THE REQUEST » Set down the listing below verbatim, but only from its first line through the line containing "from matplotlib.patches import Rectangle".

:: DATA EXTRACT

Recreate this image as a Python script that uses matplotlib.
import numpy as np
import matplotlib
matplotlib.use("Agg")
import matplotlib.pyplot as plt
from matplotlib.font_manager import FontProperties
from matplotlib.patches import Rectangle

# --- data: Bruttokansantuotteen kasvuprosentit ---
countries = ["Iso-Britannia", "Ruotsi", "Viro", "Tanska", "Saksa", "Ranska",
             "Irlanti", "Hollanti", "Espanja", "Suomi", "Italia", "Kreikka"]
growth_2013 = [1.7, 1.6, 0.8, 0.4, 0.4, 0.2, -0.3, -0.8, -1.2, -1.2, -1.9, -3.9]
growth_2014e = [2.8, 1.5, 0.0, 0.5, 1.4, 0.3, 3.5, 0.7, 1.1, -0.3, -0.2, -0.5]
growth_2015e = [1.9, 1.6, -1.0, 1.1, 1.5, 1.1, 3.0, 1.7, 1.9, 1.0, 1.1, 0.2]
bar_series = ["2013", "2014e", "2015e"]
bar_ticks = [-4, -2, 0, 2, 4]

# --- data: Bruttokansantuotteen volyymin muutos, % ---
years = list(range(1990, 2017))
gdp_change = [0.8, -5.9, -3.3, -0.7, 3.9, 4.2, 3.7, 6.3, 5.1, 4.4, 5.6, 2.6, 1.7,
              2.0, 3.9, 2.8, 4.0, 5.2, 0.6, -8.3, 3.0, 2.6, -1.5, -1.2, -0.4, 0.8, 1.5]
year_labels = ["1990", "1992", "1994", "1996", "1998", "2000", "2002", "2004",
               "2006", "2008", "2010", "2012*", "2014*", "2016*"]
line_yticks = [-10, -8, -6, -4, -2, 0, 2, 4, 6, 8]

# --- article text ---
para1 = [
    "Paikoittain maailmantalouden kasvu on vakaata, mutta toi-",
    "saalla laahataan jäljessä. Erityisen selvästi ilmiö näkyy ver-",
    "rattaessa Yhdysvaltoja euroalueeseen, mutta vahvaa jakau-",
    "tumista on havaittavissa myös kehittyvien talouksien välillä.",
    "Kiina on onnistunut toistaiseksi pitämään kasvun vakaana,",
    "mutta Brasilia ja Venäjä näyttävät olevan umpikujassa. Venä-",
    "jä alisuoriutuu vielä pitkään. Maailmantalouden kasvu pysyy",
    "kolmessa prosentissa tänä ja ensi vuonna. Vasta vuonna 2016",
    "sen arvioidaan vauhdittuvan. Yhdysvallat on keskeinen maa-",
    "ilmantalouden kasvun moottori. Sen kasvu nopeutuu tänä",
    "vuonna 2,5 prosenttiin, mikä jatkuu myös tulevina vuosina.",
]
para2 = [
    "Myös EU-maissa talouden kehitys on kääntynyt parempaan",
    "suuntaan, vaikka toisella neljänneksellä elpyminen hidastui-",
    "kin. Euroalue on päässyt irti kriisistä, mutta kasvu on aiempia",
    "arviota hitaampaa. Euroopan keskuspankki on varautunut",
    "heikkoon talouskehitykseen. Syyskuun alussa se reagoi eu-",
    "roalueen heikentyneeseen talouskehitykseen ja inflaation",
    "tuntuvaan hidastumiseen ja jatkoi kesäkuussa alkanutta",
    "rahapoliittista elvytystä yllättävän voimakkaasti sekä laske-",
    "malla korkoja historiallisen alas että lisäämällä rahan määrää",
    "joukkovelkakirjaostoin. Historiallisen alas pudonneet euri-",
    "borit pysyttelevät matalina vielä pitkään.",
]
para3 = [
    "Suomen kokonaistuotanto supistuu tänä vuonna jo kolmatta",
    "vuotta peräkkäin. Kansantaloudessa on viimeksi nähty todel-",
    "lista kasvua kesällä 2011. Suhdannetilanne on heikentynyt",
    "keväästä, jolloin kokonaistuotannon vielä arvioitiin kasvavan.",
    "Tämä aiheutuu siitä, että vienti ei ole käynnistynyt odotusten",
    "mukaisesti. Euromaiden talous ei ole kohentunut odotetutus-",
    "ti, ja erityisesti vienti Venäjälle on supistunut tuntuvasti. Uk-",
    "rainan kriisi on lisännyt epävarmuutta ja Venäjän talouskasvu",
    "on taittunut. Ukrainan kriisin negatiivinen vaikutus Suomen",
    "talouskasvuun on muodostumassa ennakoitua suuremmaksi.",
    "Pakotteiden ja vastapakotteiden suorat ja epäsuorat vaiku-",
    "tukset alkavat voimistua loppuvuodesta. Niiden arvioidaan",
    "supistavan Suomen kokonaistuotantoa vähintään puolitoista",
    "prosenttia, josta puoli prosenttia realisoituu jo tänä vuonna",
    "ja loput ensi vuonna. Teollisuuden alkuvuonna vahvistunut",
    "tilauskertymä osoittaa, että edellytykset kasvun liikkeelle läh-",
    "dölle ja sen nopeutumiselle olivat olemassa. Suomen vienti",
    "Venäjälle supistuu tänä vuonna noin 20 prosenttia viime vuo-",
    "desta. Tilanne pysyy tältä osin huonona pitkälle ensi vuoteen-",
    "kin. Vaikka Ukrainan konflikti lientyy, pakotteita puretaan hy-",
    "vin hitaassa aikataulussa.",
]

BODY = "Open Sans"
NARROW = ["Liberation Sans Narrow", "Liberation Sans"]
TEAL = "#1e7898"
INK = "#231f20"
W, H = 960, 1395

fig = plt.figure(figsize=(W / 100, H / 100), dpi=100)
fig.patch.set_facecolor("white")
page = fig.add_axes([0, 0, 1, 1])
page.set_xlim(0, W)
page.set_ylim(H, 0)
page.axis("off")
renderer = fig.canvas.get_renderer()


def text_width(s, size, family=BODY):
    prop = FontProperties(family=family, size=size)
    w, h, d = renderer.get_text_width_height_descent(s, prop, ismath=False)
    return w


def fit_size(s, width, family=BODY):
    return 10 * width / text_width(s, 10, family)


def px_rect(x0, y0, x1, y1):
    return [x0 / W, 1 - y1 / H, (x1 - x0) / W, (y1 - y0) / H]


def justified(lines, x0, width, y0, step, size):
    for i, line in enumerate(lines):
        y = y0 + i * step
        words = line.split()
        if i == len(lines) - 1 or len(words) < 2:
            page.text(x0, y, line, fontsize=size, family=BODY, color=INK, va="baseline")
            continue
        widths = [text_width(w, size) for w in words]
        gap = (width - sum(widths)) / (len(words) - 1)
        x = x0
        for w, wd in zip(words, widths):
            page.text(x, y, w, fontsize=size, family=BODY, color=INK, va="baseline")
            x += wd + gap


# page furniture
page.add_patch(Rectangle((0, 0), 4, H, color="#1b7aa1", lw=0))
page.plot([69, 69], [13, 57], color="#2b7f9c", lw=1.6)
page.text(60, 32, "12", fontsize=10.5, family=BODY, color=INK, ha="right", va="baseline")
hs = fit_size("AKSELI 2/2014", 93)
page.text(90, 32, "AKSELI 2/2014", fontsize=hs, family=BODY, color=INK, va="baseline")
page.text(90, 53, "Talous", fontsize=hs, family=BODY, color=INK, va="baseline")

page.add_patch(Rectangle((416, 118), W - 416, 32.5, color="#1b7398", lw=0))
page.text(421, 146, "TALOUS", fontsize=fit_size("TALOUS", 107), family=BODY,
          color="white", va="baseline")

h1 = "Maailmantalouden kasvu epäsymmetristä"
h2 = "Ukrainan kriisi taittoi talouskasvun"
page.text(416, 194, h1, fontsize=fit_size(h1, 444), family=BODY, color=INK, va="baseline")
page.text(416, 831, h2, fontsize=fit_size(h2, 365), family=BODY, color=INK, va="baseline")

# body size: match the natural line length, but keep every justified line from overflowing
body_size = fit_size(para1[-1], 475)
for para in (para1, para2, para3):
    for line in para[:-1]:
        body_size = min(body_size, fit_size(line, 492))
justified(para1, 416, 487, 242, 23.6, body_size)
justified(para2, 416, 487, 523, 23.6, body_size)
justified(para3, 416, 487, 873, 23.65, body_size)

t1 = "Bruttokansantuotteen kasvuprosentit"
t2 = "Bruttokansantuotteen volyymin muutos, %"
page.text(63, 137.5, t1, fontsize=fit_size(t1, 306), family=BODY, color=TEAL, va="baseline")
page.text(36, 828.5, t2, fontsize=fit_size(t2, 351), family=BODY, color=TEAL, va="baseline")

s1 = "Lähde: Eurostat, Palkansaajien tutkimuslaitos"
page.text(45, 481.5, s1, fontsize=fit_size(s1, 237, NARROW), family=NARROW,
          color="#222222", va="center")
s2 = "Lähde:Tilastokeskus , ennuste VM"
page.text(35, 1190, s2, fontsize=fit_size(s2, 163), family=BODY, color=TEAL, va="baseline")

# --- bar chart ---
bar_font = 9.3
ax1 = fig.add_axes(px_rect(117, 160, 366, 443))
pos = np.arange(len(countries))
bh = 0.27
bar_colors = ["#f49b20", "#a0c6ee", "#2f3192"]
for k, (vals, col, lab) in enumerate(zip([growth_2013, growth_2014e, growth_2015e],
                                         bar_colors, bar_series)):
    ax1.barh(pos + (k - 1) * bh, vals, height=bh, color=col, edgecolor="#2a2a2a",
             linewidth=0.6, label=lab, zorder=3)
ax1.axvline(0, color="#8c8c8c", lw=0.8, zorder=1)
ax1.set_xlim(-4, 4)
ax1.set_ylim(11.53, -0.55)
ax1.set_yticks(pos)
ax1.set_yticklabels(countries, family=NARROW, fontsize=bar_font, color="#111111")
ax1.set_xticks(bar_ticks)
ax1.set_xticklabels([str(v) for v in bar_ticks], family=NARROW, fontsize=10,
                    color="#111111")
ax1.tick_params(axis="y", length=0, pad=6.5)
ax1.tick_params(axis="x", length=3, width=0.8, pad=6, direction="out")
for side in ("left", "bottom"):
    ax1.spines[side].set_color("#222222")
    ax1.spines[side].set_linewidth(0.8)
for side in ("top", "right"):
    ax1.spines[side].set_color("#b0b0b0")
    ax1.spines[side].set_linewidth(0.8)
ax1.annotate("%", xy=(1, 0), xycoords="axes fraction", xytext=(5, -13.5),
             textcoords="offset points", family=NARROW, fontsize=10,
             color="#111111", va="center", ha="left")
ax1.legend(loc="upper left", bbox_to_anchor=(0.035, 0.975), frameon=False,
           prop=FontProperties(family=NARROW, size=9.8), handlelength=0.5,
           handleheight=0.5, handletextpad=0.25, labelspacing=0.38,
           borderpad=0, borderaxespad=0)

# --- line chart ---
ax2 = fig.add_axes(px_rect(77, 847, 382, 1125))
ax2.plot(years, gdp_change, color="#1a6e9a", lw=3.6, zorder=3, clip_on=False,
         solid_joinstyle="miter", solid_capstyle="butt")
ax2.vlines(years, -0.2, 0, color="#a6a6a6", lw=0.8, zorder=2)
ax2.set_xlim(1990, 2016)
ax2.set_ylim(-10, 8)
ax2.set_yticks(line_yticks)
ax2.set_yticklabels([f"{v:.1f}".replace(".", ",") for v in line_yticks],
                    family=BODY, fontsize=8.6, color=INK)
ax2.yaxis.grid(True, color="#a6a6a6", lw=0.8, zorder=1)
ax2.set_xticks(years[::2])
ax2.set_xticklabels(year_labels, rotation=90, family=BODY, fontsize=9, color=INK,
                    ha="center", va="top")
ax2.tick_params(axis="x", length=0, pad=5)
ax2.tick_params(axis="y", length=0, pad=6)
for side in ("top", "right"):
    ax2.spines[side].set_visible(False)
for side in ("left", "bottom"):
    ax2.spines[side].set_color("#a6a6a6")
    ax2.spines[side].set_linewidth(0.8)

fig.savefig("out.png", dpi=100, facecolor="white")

::::

THE SOLUTION »
Recreate this image as a Python script that uses matplotlib.
import numpy as np
import matplotlib
matplotlib.use("Agg")
import matplotlib.pyplot as plt
from matplotlib.font_manager import FontProperties
from matplotlib.patches import Rectangle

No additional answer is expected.